Collected data
start

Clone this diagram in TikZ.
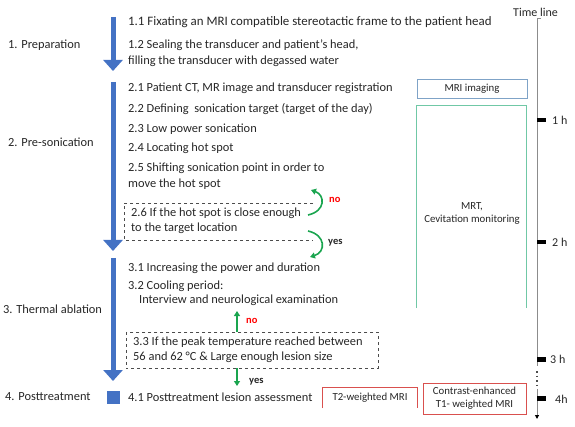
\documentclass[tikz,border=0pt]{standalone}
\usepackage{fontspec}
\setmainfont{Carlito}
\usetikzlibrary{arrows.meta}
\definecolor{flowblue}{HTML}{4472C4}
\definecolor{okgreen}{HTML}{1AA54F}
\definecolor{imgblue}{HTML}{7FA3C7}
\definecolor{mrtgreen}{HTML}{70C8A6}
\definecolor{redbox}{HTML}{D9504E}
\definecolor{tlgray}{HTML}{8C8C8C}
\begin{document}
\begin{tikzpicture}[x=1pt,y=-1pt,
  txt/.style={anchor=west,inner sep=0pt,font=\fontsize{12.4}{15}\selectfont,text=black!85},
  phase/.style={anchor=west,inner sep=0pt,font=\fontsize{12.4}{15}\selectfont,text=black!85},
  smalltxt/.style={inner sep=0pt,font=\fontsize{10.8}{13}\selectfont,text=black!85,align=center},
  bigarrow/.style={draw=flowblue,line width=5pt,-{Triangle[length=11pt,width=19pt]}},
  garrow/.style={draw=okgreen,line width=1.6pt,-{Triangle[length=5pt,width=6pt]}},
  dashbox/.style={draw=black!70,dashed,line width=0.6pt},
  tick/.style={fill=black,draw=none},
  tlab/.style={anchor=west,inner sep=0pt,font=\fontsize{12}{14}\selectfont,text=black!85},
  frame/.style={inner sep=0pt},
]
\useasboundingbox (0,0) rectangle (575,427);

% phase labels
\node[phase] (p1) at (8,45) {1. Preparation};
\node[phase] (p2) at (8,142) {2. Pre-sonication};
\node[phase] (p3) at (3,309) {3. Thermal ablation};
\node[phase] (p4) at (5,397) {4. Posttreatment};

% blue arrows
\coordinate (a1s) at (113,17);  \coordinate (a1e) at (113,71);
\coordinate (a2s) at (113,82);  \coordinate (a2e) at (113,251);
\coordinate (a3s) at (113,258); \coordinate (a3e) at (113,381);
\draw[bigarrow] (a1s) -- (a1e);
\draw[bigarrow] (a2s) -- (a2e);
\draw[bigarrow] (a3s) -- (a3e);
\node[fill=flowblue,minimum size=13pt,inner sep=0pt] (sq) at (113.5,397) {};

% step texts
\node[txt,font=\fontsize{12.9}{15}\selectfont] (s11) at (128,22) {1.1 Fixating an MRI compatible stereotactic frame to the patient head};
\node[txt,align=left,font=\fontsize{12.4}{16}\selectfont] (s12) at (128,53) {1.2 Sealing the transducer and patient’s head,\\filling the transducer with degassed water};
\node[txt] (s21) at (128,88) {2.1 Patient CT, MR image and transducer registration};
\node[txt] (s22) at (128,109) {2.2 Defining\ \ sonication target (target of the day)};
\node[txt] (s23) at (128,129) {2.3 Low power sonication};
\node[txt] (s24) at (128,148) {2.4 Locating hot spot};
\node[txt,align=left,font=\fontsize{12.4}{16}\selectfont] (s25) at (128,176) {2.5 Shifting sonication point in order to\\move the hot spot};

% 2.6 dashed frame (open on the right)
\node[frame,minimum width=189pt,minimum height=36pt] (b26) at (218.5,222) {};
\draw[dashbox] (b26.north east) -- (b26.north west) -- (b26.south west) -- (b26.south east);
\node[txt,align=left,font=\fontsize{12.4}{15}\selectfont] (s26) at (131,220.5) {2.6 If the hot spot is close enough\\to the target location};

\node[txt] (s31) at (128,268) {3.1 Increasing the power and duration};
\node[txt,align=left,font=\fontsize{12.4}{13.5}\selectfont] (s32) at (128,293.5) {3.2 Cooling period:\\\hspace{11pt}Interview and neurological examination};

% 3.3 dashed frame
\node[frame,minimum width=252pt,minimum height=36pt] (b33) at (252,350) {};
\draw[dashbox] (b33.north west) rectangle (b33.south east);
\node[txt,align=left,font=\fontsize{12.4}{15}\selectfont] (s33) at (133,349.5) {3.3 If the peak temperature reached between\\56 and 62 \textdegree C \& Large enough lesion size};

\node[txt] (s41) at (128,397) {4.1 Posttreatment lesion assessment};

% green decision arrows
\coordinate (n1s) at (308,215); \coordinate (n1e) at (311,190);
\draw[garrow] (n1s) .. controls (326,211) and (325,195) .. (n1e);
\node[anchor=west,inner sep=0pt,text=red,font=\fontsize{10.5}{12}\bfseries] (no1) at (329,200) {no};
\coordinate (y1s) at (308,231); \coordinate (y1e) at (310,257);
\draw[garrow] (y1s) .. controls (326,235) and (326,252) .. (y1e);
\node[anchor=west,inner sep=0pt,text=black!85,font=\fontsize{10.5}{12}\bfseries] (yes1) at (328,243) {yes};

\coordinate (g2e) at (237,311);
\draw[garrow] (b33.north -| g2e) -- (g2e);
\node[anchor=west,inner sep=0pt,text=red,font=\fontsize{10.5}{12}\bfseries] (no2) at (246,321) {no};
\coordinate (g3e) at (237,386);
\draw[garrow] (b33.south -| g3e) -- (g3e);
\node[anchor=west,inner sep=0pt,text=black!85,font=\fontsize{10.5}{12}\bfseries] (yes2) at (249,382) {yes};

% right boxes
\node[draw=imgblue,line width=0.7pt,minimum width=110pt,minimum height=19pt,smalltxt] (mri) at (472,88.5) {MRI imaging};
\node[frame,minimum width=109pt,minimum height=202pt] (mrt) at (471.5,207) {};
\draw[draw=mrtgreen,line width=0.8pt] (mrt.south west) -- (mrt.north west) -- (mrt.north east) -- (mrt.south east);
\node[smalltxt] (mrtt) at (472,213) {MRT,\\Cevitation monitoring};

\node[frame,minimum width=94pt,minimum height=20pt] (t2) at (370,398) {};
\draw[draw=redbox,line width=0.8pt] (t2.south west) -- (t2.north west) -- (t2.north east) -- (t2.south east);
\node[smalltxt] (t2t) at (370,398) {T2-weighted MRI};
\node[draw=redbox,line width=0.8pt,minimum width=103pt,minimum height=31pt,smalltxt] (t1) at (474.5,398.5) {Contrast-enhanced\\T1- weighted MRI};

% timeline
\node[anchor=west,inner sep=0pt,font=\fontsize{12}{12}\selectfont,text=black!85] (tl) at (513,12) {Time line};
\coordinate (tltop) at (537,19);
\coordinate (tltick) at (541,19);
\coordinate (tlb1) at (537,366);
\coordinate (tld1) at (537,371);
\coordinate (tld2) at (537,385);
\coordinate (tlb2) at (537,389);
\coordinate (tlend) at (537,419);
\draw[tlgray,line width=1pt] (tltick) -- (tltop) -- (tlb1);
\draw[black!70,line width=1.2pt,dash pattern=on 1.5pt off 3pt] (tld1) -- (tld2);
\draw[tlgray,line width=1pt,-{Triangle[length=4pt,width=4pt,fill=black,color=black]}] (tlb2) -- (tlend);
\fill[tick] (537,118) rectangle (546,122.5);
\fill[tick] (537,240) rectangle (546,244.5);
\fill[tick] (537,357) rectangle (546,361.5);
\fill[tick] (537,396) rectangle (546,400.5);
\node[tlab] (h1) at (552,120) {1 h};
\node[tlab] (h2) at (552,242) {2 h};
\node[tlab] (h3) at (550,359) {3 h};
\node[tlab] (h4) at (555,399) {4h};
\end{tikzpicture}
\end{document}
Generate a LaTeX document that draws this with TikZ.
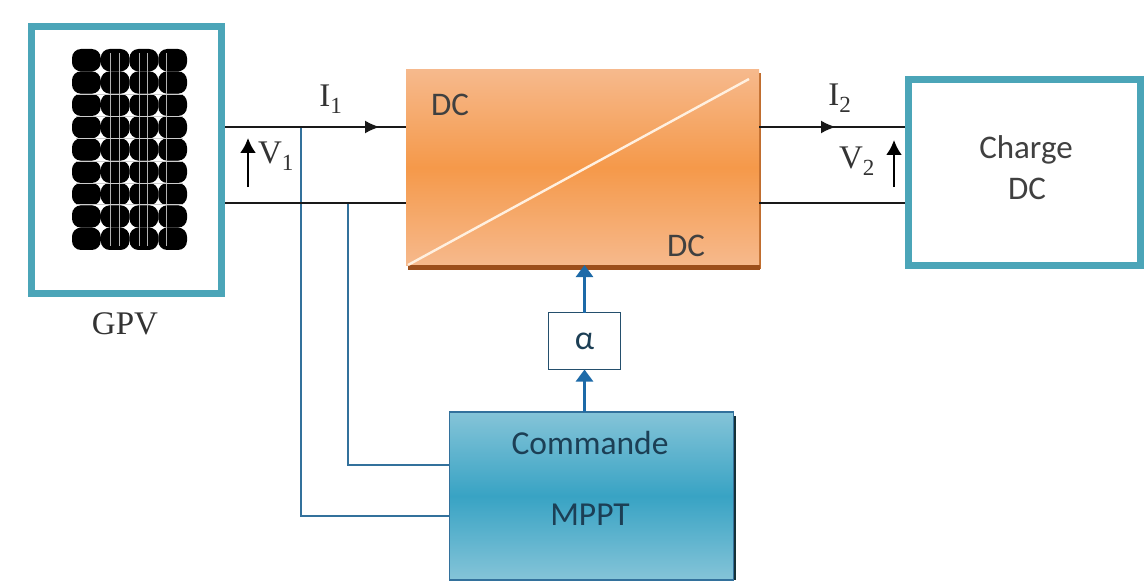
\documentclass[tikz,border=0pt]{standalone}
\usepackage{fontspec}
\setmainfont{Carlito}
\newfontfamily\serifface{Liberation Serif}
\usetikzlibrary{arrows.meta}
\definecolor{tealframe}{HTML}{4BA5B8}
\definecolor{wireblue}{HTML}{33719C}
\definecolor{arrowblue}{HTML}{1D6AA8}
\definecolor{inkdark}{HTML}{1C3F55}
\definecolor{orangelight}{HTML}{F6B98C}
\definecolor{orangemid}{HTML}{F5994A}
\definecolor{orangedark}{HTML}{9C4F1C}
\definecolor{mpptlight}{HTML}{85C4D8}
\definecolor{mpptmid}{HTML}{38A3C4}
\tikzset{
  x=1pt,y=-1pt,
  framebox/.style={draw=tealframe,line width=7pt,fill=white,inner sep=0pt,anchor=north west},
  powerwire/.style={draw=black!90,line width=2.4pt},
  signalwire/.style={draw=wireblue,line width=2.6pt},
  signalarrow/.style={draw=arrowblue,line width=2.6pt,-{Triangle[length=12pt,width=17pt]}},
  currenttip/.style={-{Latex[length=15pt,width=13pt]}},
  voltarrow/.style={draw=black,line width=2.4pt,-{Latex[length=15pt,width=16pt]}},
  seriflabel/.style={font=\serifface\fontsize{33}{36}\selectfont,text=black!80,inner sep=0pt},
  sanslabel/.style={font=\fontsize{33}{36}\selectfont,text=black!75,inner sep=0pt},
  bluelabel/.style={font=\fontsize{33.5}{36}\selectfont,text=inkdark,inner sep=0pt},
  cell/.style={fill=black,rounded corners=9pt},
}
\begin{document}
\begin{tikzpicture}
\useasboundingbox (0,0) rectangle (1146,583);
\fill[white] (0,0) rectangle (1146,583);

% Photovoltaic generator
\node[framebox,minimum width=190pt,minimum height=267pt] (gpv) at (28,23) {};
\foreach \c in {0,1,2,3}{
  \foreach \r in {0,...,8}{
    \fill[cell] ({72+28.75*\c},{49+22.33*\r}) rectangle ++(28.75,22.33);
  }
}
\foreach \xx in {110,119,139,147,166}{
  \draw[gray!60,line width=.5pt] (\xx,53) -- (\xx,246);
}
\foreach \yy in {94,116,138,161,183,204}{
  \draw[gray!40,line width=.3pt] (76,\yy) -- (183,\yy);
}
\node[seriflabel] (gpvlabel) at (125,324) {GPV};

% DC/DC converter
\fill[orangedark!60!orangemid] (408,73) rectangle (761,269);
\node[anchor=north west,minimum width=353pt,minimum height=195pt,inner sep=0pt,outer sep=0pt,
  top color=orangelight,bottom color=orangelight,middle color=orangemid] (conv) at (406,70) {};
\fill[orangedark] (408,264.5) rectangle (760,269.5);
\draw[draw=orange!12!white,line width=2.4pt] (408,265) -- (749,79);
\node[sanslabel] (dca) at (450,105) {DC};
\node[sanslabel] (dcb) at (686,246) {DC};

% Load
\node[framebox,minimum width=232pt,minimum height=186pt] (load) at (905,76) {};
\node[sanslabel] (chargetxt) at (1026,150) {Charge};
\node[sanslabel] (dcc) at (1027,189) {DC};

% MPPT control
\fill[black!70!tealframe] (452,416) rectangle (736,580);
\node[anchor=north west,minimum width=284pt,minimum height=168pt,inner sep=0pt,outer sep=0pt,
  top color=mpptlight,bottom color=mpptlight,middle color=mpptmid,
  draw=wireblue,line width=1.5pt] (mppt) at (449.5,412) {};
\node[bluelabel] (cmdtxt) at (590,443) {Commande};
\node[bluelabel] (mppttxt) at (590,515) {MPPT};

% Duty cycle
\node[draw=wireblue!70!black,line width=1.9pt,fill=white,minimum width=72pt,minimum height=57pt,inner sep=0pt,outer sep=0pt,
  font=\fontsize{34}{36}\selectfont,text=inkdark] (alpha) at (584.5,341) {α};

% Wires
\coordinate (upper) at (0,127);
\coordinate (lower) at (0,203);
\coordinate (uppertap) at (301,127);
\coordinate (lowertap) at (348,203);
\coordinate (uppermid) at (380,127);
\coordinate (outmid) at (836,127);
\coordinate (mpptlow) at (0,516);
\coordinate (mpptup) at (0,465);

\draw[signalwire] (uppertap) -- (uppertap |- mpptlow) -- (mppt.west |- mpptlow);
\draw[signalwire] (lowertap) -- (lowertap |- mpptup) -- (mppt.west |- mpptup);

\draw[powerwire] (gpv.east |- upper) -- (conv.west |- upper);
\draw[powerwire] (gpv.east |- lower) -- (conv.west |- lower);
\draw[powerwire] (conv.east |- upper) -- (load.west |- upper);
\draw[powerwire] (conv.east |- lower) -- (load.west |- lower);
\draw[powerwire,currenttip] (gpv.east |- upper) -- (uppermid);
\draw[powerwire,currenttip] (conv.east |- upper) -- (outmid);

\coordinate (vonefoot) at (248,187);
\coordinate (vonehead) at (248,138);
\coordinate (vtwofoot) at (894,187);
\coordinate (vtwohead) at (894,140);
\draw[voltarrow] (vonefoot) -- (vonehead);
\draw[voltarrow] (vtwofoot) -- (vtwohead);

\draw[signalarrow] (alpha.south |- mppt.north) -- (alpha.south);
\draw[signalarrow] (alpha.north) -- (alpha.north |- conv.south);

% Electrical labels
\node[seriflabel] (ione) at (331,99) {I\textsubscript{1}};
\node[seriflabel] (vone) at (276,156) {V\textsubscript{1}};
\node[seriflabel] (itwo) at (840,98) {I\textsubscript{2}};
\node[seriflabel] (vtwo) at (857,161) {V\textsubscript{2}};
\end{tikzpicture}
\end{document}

end

From the data, list each line in which the string "with" appears.

● Response below
\node[txt,align=left,font=\fontsize{12.4}{16}\selectfont] (s12) at (128,53) {1.2 Sealing the transducer and patient’s head,\\filling the transducer with degassed water};
Generate a LaTeX document that draws this with TikZ.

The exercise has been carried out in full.